KPK telah menyita sejumlah aset milik Akil Mochtar berupa uang senilai Rp2,7 miliar dari rumah dinas Akil di Jalan Widya Chandra III No 7, Jakarta Selatan beserta tiga mobil mewah milik Akil antara lain Mercy S 350, Audi Q5, dan Toyota Crown Athlete dari rumah Akil di kawasan Liga Mas, Pancoran, Jakarta Selatan.
Akil Mochtar diciduk KPK setelah tertangkap tangan penyidik KPK dalam Operasi Tangkap Tangan (OTT), Rabu (2/10) malam, di kediamannya di kompleks Widya Chandra III No 7 bersama dengan anggota Komisi II dari fraksi Partai Golkar Chairun Nisa dan pengusaha Cornelis Nhalau.
Akil ditetapkan sebagai tersangka selaku penerima diduga melanggar pasal 12 huruf c jo pasal 55 ayat 1 ke-1 atau pasal 6 ayat 2 jo pasal 55 ayat 1 ke-1 KUHP.
Ia ditetapkan sebagai tersangka penerima suap dalam dua kasus dugaan suap pemyelesaian sengketa Pilkada Kabupaten Gunung Mas, Kalimantan Tengah, dan Kabupaten Lebak, Banten.
KPK menetapkan enam tersangka untuk dua kasus tersebut. Pada kasus sengketa Pilkada Gunung Mas, KPK menetapkan AM (Akil Mochtar) dan CN (Chairun Nisa) sebagai tersangka penerima suap.

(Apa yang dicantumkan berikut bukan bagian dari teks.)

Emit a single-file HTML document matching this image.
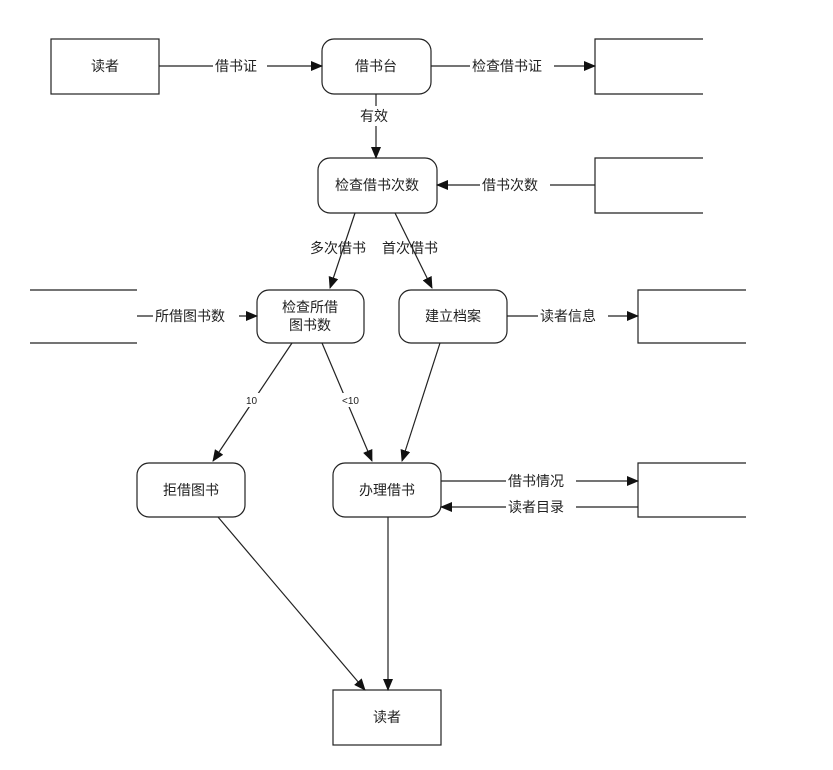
<!DOCTYPE html>
<html><head><meta charset="utf-8"><style>
body{margin:0;background:#fff}
svg text{font-family:"Liberation Sans","Noto Sans CJK SC",sans-serif;font-size:14px;fill:#222}
</style></head><body>
<svg width="833" height="765" xmlns="http://www.w3.org/2000/svg">
<defs><marker id="a" markerWidth="12" markerHeight="10" refX="11" refY="5" orient="auto" markerUnits="userSpaceOnUse"><path d="M0,0 L12,5 L0,10 z" fill="#111"/></marker></defs>
<g fill="none" stroke="#222" stroke-width="1.2">
<rect x="51" y="39" width="108" height="55"/>
<rect x="322" y="39" width="109" height="55" rx="12"/>
<rect x="318" y="158" width="119" height="55" rx="12"/>
<rect x="257" y="290" width="107" height="53" rx="12"/>
<rect x="399" y="290" width="108" height="53" rx="12"/>
<rect x="137" y="463" width="108" height="54" rx="12"/>
<rect x="333" y="463" width="108" height="54" rx="12"/>
<rect x="333" y="690" width="108" height="55"/>
<path d="M703,39 H595 V94 H703"/>
<path d="M703,158 H595 V213 H703"/>
<path d="M30,290 H137 M30,343 H137 M746,290 H638 V343 H746"/>
<path d="M746,463 H638 V517 H746"/>
</g>
<g stroke="#222" stroke-width="1.2" fill="none" marker-end="url(#a)">
<path d="M159,66 H322"/>
<path d="M431,66 H595"/>
<path d="M376,94 V158"/>
<path d="M595,185 H437"/>
<path d="M355,213 L330,288"/>
<path d="M395,213 L432,288"/>
<path d="M137,316 H257"/>
<path d="M507,316 H638"/>
<path d="M292,343 L213,461"/>
<path d="M322,343 L372,461"/>
<path d="M440,343 L402,461"/>
<path d="M218,517 L365,690"/>
<path d="M388,517 V690"/>
<path d="M441,481 H638"/>
<path d="M638,507 H441"/>
</g>
<g>
<rect x="213" y="56" width="54" height="20" fill="#fff"/><text x="215" y="71">借书证</text>
<rect x="470" y="56" width="84" height="20" fill="#fff"/><text x="472" y="71">检查借书证</text>
<rect x="355" y="106" width="40" height="20" fill="#fff"/><text x="360" y="121">有效</text>
<rect x="480" y="175" width="70" height="20" fill="#fff"/><text x="482" y="190">借书次数</text>
<text x="310" y="253">多次借书</text><text x="382" y="253">首次借书</text>
<rect x="153" y="306" width="86" height="20" fill="#fff"/><text x="155" y="321">所借图书数</text>
<rect x="538" y="306" width="70" height="20" fill="#fff"/><text x="540" y="321">读者信息</text>
<rect x="245" y="393" width="16" height="14" fill="#fff"/><text x="246" y="404" style="font-size:10px">10</text>
<rect x="341" y="393" width="20" height="14" fill="#fff"/><text x="342" y="404" style="font-size:10px">&lt;10</text>
<rect x="506" y="471" width="70" height="20" fill="#fff"/><text x="508" y="486">借书情况</text>
<rect x="506" y="497" width="70" height="20" fill="#fff"/><text x="508" y="512">读者目录</text>
<text x="105" y="71" text-anchor="middle">读者</text>
<text x="376" y="71" text-anchor="middle">借书台</text>
<text x="377" y="190" text-anchor="middle">检查借书次数</text>
<text x="310" y="312" text-anchor="middle">检查所借</text>
<text x="310" y="330" text-anchor="middle">图书数</text>
<text x="453" y="321" text-anchor="middle">建立档案</text>
<text x="191" y="495" text-anchor="middle">拒借图书</text>
<text x="387" y="495" text-anchor="middle">办理借书</text>
<text x="387" y="722" text-anchor="middle">读者</text>
</g>
</svg>
</body></html>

Sementara itu, Bupati Gunung Mas HB (Hambit Bintih) dan seorang pengusaha CHN (Cornelis Nhalau) diduga sebagai pemberi suap. Disita uang senilai 284.050 dolar Singapura dan 22.000 dolar AS yang dimasukkan dalam beberapa amplop cokelat. Total uang jika dihitung dalam rupiah senilai Rp3 miliar.
Dalam kasus sengketa Pilkada Lebak, AM (Akil Mochtar) dan seorang pengacara STA (Susi Tur Andayani) ditetapkan sebagai penerima suap.
Sedangkan TCW (Tubagus Cherry Wardana) yang merupakan merupakan adik kandung Gubernur Banten Ratu Atut Choisyah dan suami dari Wali Kota Tangerang Selatan, Airin Rachmi Diany, ditetapkan sebagi tersangka pemberi suap.
Sebagai barang bukti, penyidik KPK menyita uang senilai Rp1 miliar bentuk lembaran 100 ribu dan 50 ribu dimasukkan ke dalam tas travel berwarna biru.
Akil baru menjadi ketua MK pada April 2013 menggantikan Mahfud MD. Akil sendiri sudah menjadi hakim konstitusi sejak 2009.
Berdasarkan Laporan Harta Kekayaan Penyelenggara Negara (LHKPN) pada 3 Januari 2011, nilai harta kekayaan Akil berjumlah Rp5,1 miliar yang terdiri dari harta tidak bergerak sekitar Rp2 miliar berupa sejumlah tanah dan bangunan di Pontianak, Kalimantan Barat.
Selanjutnya harta bergerak yang terdiri dari alat transportasi sekitar Rp402 juta, usaha peternakan sapi dengan nilai Rp30 juta, harta bergerak lainnya berupa emas, batu mulia, dan barang antik lainnya sekitar Rp451 juta serta giro dan setara kas senilai Rp2,2 miliar.